Hello guys,
I run into a problem when I try to do some training with Deep Learning. I work with a workstation with Ubuntu 16.04.5 LTS. I think I have successfully installed the toolkit and the driver 410.73.
yangyang@WS016:~$ nvcc --version
nvcc: NVIDIA (R) Cuda compiler driver
Copyright (c) 2005-2017 NVIDIA Corporation
Built on Fri_Sep__1_21:08:03_CDT_2017
Cuda compilation tools, release 9.0, V9.0.176
yangyang@WS016:~$ nvidia-smi
Tue Nov 20 12:04:05 2018
±----------------------------------------------------------------------------+
| NVIDIA-SMI 410.73 Driver Version: 410.73 CUDA Version: 10.0 |
|-------------------------------±---------------------±---------------------+
| GPU Name Persistence-M| Bus-Id Disp.A | Volatile Uncorr. ECC |
| Fan Temp Perf Pwr:Usage/Cap| Memory-Usage | GPU-Util Compute M. |
|===============================+======================+======================|
| 0 GeForce RTX 2070 Off | 00000000:42:00.0 On | N/A |
| 0% 44C P0 51W / 175W | 342MiB / 7949MiB | 2% Default |
±------------------------------±---------------------±---------------------+
But when I run my python train.py, it comes with nvcc error:
nvcc -std=c++11 -c -o …/cc/nms/nms_kernel.cu.o …/cc/nms/nms_kernel.cu.cc -I/usr/local/cuda/include -x cu -Xcompiler -fPIC -arch=sm_75 --expt-relaxed-constexpr
nvcc fatal : Value ‘sm_75’ is not defined for option ‘gpu-architecture’
concurrent.futures.process._RemoteTraceback:
“”"
Traceback (most recent call last):
File “/home/yangyang/second.pytorch/second/core/non_max_suppression/nms_cpu.py”, line 10, in
from second.core.non_max_suppression.nms import (
ModuleNotFoundError: No module named ‘second.core.non_max_suppression.nms’
I notice your release note, CUDA 10.0 adds support for Turing Architecture. Does that mean my new 2070 only works with CUDA 10.0? But I have to use CUDA 9.0 because of some package dependencies.
By the way, everything works perfect with my old GTX 960. The old graphic card was replaced with this new one yesterday. Then however hard I uninstall and install new toolkit and the driver, it doesn’t work any more.
Thanks for your help in advanace!
Yang
It’s recommended to use CUDA 10 with Turing. It should be possible to use CUDA 9 with Turing. CUDA 9 supports -arch=sm_70, which will also work on Turing as a compile switch.

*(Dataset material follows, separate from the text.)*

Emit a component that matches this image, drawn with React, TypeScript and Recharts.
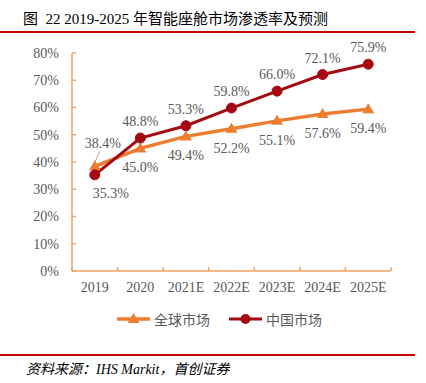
import { LineChart, Line, XAxis, YAxis, LabelList } from 'recharts'

// categories and values
const years = ['2019', '2020', '2021E', '2022E', '2023E', '2024E', '2025E']
const globalRate = [38.4, 45.0, 49.4, 52.2, 55.1, 57.6, 59.4]
const chinaRate = [35.3, 48.8, 53.3, 59.8, 66.0, 72.1, 75.9]
const yTicks = [0, 10, 20, 30, 40, 50, 60, 70, 80]

const COLORS = {
  global: '#ED7D31',
  china: '#A50A12',
  axis: '#F0A46A',
  text: '#595959',
  rule: '#C00000'
}

const FONT = "'Liberation Serif', 'Noto Sans CJK SC', serif"
const BAND = (391 - 72) / years.length

const data = years.map((year, i) => ({
  year,
  global: globalRate[i],
  china: chinaRate[i]
}))

const Triangle = (props: any) => {
  const { cx, cy } = props
  if (cx == null || cy == null) return null
  return (
    <path
      d={`M${cx},${cy - 6} L${cx + 6},${cy + 4} L${cx - 6},${cy + 4} Z`}
      fill={COLORS.global}
    />
  )
}

// category label in the middle of the band, tick marks on band edges
const XTick = (props: any) => {
  const { x, y, payload, index } = props
  const half = BAND / 2
  return (
    <g>
      <line x1={x - half} y1={y} x2={x - half} y2={y - 4} stroke={COLORS.axis} strokeWidth={1.5} />
      {index === years.length - 1 && (
        <line x1={x + half} y1={y} x2={x + half} y2={y - 4} stroke={COLORS.axis} strokeWidth={1.5} />
      )}
      <text x={x} y={y + 21} textAnchor="middle" fill={COLORS.text} fontSize={14} fontFamily={FONT}>
        {payload.value}
      </text>
    </g>
  )
}

const pct = (v: any) => `${Number(v).toFixed(1)}%`

const GlobalLabel = (props: any) => {
  const { x, y, value, index } = props
  if (index === 0) {
    return (
      <g>
        <line x1={x + 5} y1={y - 15} x2={x} y2={y - 4} stroke="#A6A6A6" strokeWidth={1} />
        <text x={x + 8} y={y - 18} textAnchor="middle" fill={COLORS.text} fontSize={14} fontFamily={FONT}>
          {pct(value)}
        </text>
      </g>
    )
  }
  return (
    <text x={x} y={y + 24} textAnchor="middle" fill={COLORS.text} fontSize={14} fontFamily={FONT}>
      {pct(value)}
    </text>
  )
}

const ChinaLabel = (props: any) => {
  const { x, y, value, index } = props
  const dx = index === 0 ? 16 : 0
  const ty = index === 0 ? y + 23 : y - 12
  return (
    <text x={x + dx} y={ty} textAnchor="middle" fill={COLORS.text} fontSize={14} fontFamily={FONT}>
      {pct(value)}
    </text>
  )
}

export default function App() {
  return (
    <div
      style={{
        position: 'absolute',
        left: 0,
        top: 0,
        width: 426,
        height: 383,
        background: '#fff',
        fontFamily: FONT
      }}
    >
      <div
        style={{
          position: 'absolute',
          left: 23,
          top: 7,
          fontSize: 15,
          color: '#000',
          whiteSpace: 'nowrap'
        }}
      >
        图&nbsp;&nbsp;22 2019-2025 年智能座舱市场渗透率及预测
      </div>
      <div
        style={{
          position: 'absolute',
          left: 0,
          top: 31,
          width: 415,
          height: 2,
          background: COLORS.rule
        }}
      />

      <div style={{ position: 'absolute', left: 0, top: 0 }}>
        <LineChart
          width={426}
          height={310}
          data={data}
          margin={{ top: 53, right: 35, bottom: 9, left: 0 }}
        >
          <XAxis
            dataKey="year"
            scale="band"
            height={30}
            stroke={COLORS.axis}
            strokeWidth={1.5}
            tickLine={false}
            tickSize={0}
            tickMargin={0}
            interval={0}
            tick={<XTick />}
          />
          <YAxis
            width={72}
            domain={[0, 80]}
            ticks={yTicks}
            interval={0}
            stroke={COLORS.axis}
            strokeWidth={1.5}
            tickSize={-4}
            tickMargin={17}
            tickFormatter={(v) => `${v}%`}
            tick={{ fill: COLORS.text, fontSize: 14, fontFamily: FONT }}
          />
          <Line
            dataKey="global"
            name="全球市场"
            stroke={COLORS.global}
            strokeWidth={3.5}
            dot={<Triangle />}
            activeDot={false}
            isAnimationActive={false}
          >
            <LabelList dataKey="global" content={<GlobalLabel />} />
          </Line>
          <Line
            dataKey="china"
            name="中国市场"
            stroke={COLORS.china}
            strokeWidth={3}
            dot={{ r: 5, fill: COLORS.china, stroke: COLORS.china, strokeWidth: 1 }}
            activeDot={false}
            isAnimationActive={false}
          >
            <LabelList dataKey="china" content={<ChinaLabel />} />
          </Line>
        </LineChart>
      </div>

      {/* legend */}
      <div
        style={{
          position: 'absolute',
          left: 116,
          top: 309,
          display: 'flex',
          alignItems: 'center',
          fontSize: 14,
          color: COLORS.text,
          fontFamily: "'Noto Sans CJK SC', sans-serif"
        }}
      >
        <svg width={36} height={20}>
          <line x1={1} y1={10} x2={34} y2={10} stroke={COLORS.global} strokeWidth={3.5} />
          <path d="M17.5,4 L23.5,14 L11.5,14 Z" fill={COLORS.global} />
        </svg>
        <span style={{ marginLeft: 2 }}>全球市场</span>
        <svg width={36} height={20} style={{ marginLeft: 18 }}>
          <line x1={1} y1={10} x2={34} y2={10} stroke={COLORS.china} strokeWidth={3} />
          <circle cx={17.5} cy={10} r={5} fill={COLORS.china} />
        </svg>
        <span style={{ marginLeft: 2 }}>中国市场</span>
      </div>

      <div
        style={{
          position: 'absolute',
          left: 0,
          top: 354,
          width: 415,
          height: 1.5,
          background: COLORS.rule
        }}
      />
      <div
        style={{
          position: 'absolute',
          left: 26,
          top: 358,
          fontSize: 14,
          fontStyle: 'italic',
          color: '#000',
          whiteSpace: 'nowrap'
        }}
      >
        资料来源：IHS Markit，首创证券
      </div>
    </div>
  )
}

It’s not possible for me to say more, because I’m not sure how the -arch=sm_75 compile switch got into your pytorch toolchain. It must be coming from a configuration step or the specific build of pytorch that you installed, but you haven’t said what you installed exactly or how you installed it. Even if you did, I’m not sure I can sort it out for you.
But if you use a version of pytorch consistent with CUDA 9, it should work on CUDA 9, even on Turing.
Hello Robert,
thanks for your reply first!
As for the pytorch, I install it with the conda command “conda install pytorch torchvision -c pytorch” following their official website’s instruction Start Locally | PyTorch. It seems the latest version of CUDA that pytorch supports is 9.2. So I’m not sure whether CUDA 10 works samely.
I also tried to uninstall CUDA 9.0 and install CUDA 9.2, it doesn’t solve the problem either.
I thinks I have to use CUDA 9 because I need to import one package from Google that only works with CUDA 9.
Thanks again for your help!
Yang
Presumably the compile command line you indicated:
nvcc -std=c++11 -c -o …/cc/nms/nms_kernel.cu.o …/cc/nms/nms_kernel.cu.cc -I/usr/local/cuda/include -x cu -Xcompiler -fPIC -arch=sm_75 --expt-relaxed-constexpr
is coming from pytorch. However the compile switch in that command line:
-arch=sm_75
is only supported/relevant/sensible for CUDA 10. So it seems you somehow have a pytorch install that is aware of and expecting CUDA 10. It may be that the latest pytorch installed via conda is CUDA 10 aware.
You would either need to install a version of pytorch that is not CUDA 10 aware (and instead only knows about CUDA 9.x) or else you would need to somehow configure pytorch to use
-arch=sm_70
instead of
-arch=sm_75
when it generates that pytorch-generated compile command line.
Hello Roberto,
thanks for the information again.
By grep I find several files and one of them in my case is called find.py who has a function: def find_cuda_device_arch(). This def reads the graphic card info by arch = f"sm_{arch[0]}{arch[-1]}". So I overwrite it with arch = “sm_70”.
Till now, this error stops coming. I would update it if any other problems appear. Also, if someone has a better solution, you’re welcomed to inform me of your idea!
thanks a lot~
Yang